Comparée à l’eau potable et à l’eau agricole, l’eau recyclée a une teneur en sels et une charge nutritive plus élevées. Les premiers résultats montrent qu’il n’y pas de différence dans le sol, la nappe phréatique, la plante et dans la composition de la récolte et du vin entre vignes irriguées avec des eaux recyclées ou eau agricole ou eau potable. Ces résultats démontrent que la qualité du fruit et du vin est plus sensible aux effets millésimes qu’au type d’eau d’irrigation.

Les eaux issues de la station d’épuration sont plus riches en nutriments (azote, phosphore, potassium), mais aussi plus chargées en sels (chlorure, sodium). Les expérimentations visaient donc également à voir l’effet de cette « fertirrigation ».

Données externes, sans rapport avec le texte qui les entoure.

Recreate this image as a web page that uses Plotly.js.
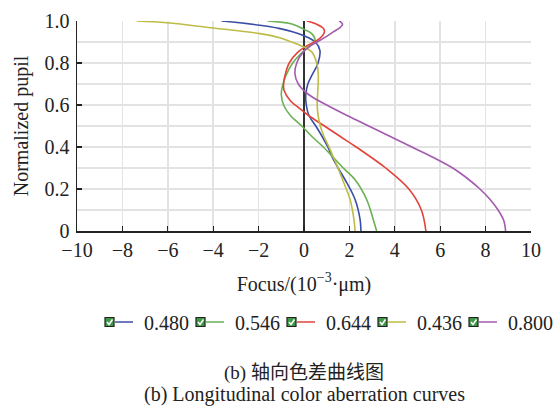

« Nous n’avons pas constaté d’effet de l’irrigation avec les eaux issues de la station d’épuration sur la nutrition de la vigne. Mais ces résultats ne proviennent que de deux années d’expérimentations – les résultats des analyses pétiolaires de 2015 ne sont pas encore connus – et les effets attendus sont plutôt des effets à long terme. Les apports sont en effet réalisés en très petites quantités et dans le temps (50 m3/ha à chaque irrigation). » Ce point nécessitera d’être creusé. Le projet Irri-Alt’eau s’est achevé en 2016, mais les expérimentations devraient être poursuivies sur cette thématique à la station Inra de Pech Rouge. Le site pourrait servir « d’observatoire » et de démonstration sur le terrain à long terme.

(1) Laboratoire de biotechnologie de l’environnement de Narbonne (LBE) et l’unité expérimentale Pech Rouge.